Despite cyber-security having sky-rocketed to the top of boardroom discussion agendas, an average of 35 per cent of all cyber-attacks still go undetected.
Recent IDC research, sponsored by SAS, shows that organisations need to shift from reactive to proactive strategies that seek to understand a threat before an attacker can cause damage.
To do this, they require a new set of security solutions to match the increasing number and sophistication of attacks. SAS Cyber-security, which harnesses high-performance analytics to process and evaluate billions of daily network transactions in real-time, shrinks the time to detect security events and improves the efficiency of security operations.
In an earlier study from the Ponemon Institute2 86 per cent of respondents said detecting cyber-attacks takes too long, and 85 per cent weren’t prioritising incidents. Meanwhile, 40 per cent said their security products did not import threat intelligence from other sources.
“After more detailed evaluation of the challenges and gaps in the market, organisations need a more strategic approach to threats by augmenting existing security systems with more advanced behavioural analytics,” said Alan Webber of IDC. “Software vendors who have integrated a big data analytics platform at the core are well positioned to provide an additional layer of security protection and deterrence in the market.”
IDC interviewed information security executives, practitioners and industry experts across three industries: US federal government, financial services and energy. The goal was to understand the evolving cyber-security threat landscape and how big data and predictive analytics should be deployed to better address threats and risks they face every day.
The research explains that effective big data solutions must differ from existing, reactive “collect and analyse” methods since we now have technology to use information in timeframes and manners not possible in the past. To derive value from big data, organisations need behavioural analytics and frameworks like Hadoop to improve security at a much faster rate.

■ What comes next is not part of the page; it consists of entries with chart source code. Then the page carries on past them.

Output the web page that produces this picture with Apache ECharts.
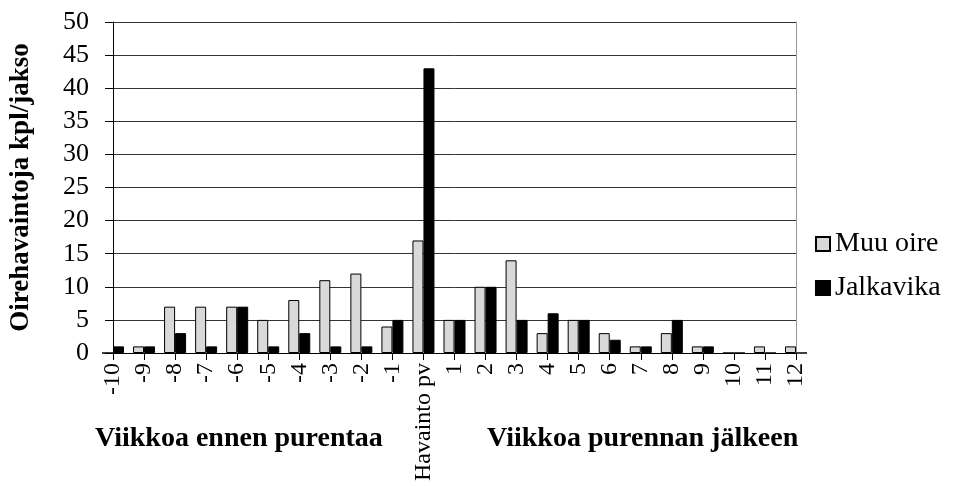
<!DOCTYPE html>
<html>
<head>
<meta charset="utf-8">
<script src="https://cdn.jsdelivr.net/npm/echarts@6/dist/echarts.min.js"></script>
<style>
  html, body { margin: 0; padding: 0; background: #fff; }
  #chart { width: 953px; height: 486px; }
</style>
</head>
<body>
<div id="chart"></div>
<script>
const weeks = ['-10', '-9', '-8', '-7', '-6', '-5', '-4', '-3', '-2', '-1', 'Havainto pv',
  '1', '2', '3', '4', '5', '6', '7', '8', '9', '10', '11', '12']
const muuOire = [0, 1, 7, 7, 7, 5, 8, 11, 12, 4, 17, 5, 10, 14, 3, 5, 3, 1, 3, 1, 0, 1, 1]
const jalkavika = [1, 1, 3, 1, 7, 1, 3, 1, 1, 5, 43, 5, 10, 5, 6, 5, 2, 1, 5, 1, 0, 0, 0]
const yMin = 0
const yMax = 50
const yStep = 5

const serif = 'Liberation Serif'

const chart = echarts.init(document.getElementById('chart'))

chart.setOption({
  animation: false,
  textStyle: { fontFamily: serif, color: '#000' },
  grid: { left: 110, right: 157, top: 22, bottom: 133 },
  legend: {
    orient: 'vertical',
    left: 810,
    top: 225,
    itemGap: 16,
    itemWidth: 14,
    itemHeight: 14,
    icon: 'rect',
    textStyle: { fontFamily: serif, fontSize: 28, color: '#000' },
    data: ['Muu oire', 'Jalkavika'],
  },
  xAxis: {
    type: 'category',
    data: weeks,
    boundaryGap: false,
    axisLine: { lineStyle: { color: '#000', width: 1 } },
    axisTick: { show: true, length: 7, interval: 0, lineStyle: { color: '#000' } },
    axisLabel: {
      interval: 0,
      rotate: 90,
      margin: 10,
      fontSize: 24,
      fontFamily: serif,
      color: '#000',
    },
    splitLine: { show: false },
  },
  yAxis: [
    {
      type: 'value',
      min: yMin,
      max: yMax,
      interval: yStep,
      name: 'Oirehavaintoja kpl/jakso',
      nameLocation: 'middle',
      nameGap: 78,
      nameTextStyle: { fontFamily: serif, fontSize: 27, fontWeight: 'bold', color: '#000' },
      axisLine: { show: true, lineStyle: { color: '#000', width: 1 } },
      axisTick: { show: true, length: 8, lineStyle: { color: '#000' } },
      axisLabel: { margin: 24, fontSize: 26, fontFamily: serif, color: '#000' },
      splitLine: { show: true, lineStyle: { color: '#333', width: 1 } },
    },
    {
      type: 'value',
      position: 'right',
      min: yMin,
      max: yMax,
      interval: yStep,
      axisLine: { show: true, lineStyle: { color: '#999', width: 1 } },
      axisTick: { show: false },
      axisLabel: { show: false },
      splitLine: { show: false },
    },
  ],
  series: [
    {
      name: 'Muu oire',
      type: 'bar',
      data: muuOire,
      barWidth: 11,
      barGap: '0%',
      clip: true,
      itemStyle: { color: '#d9d9d9', borderColor: '#000', borderWidth: 1 },
    },
    {
      name: 'Jalkavika',
      type: 'bar',
      data: jalkavika,
      barWidth: 11,
      barGap: '0%',
      clip: true,
      itemStyle: { color: '#000', borderColor: '#000', borderWidth: 1 },
    },
  ],
  graphic: [
    {
      type: 'text',
      left: 95,
      top: 425,
      style: { text: 'Viikkoa ennen purentaa', fontFamily: serif, fontSize: 28, fontWeight: 'bold', fill: '#000' },
    },
    {
      type: 'text',
      left: 487,
      top: 425,
      style: { text: 'Viikkoa purennan jälkeen', fontFamily: serif, fontSize: 28, fontWeight: 'bold', fill: '#000' },
    },
  ],
})
</script>
</body>
</html>
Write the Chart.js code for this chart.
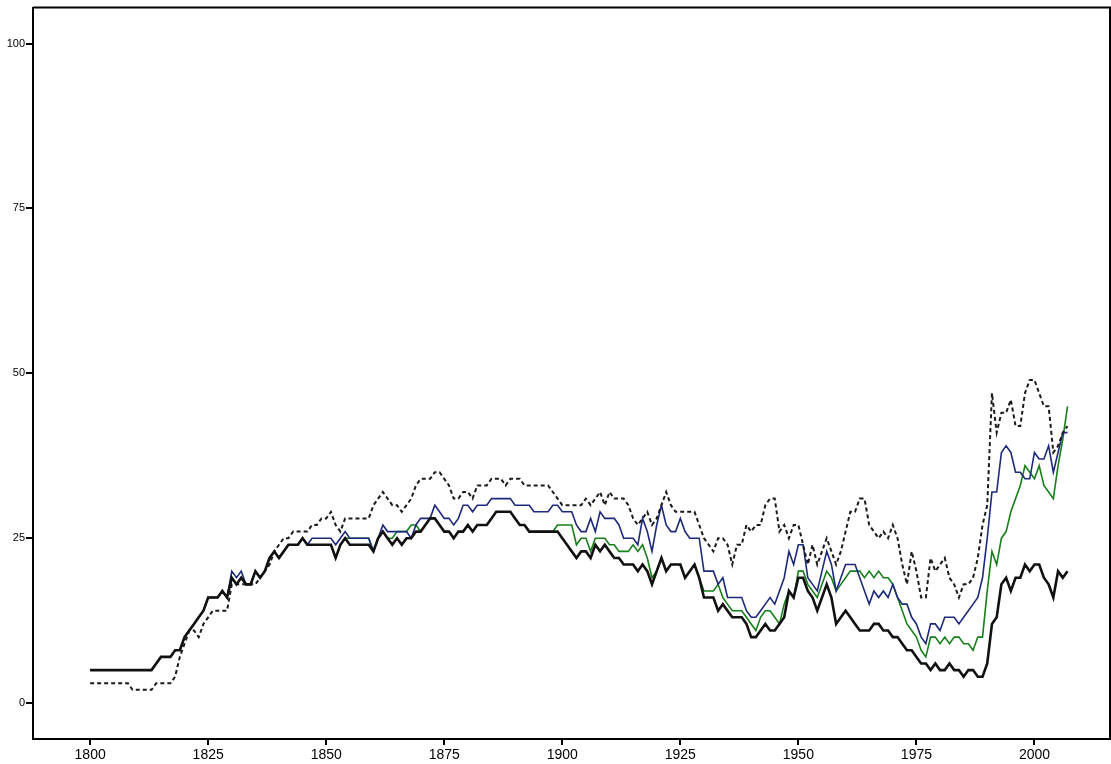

Industry implications and opportunities
For government, IT security is neither a small nor inexpensive problem. The US Computer Emergency Readiness Team (US-CERT) reported more than 46,000 incidents at US federal government agencies in 2013. IDC estimates US federal government agencies alone will spend over $14.5 billion in IT security to thwart attackers and address incidents. In addition to multilayered security defenses, government agencies have highly complex infrastructures composed of a range of technologies from older mainframe systems to cloud-based and mobile apps. By turning to predictive behavioural cyber-analytics, these agencies are able to shift toward a more proactive defence posture.
In the utility and energy industry, the IDC research found advanced and predictive analytics critical for advancing a wide array of cyber mandates, including regulatory compliance. Utilities are just beginning to appreciate the opportunities for threat identification and remediation that big data analytics deliver.
For financial services, cyber-security strategies remain atop the agenda. The IDC research predicted the financial services industry would spend over $40 billion in 2015 on managing operational risks, including cyber-threats. They noted that $27.4 billion would be earmarked for IT spend on information security and fraud. With shrinking response windows and the complexity of threats to digital channels, advanced, predictive threat intelligence solutions and services have become top items for chief risk officers, data officers, executives and regulators.
“Cyber-security may be the most critical area where big data can be a barrier to understanding the true threat landscape,” said Stu Bradley, Senior Director of Security Intelligence at SAS. “Yet, if optimised, big data presents a significant opportunity to add context for more accurate and faster threat detection.”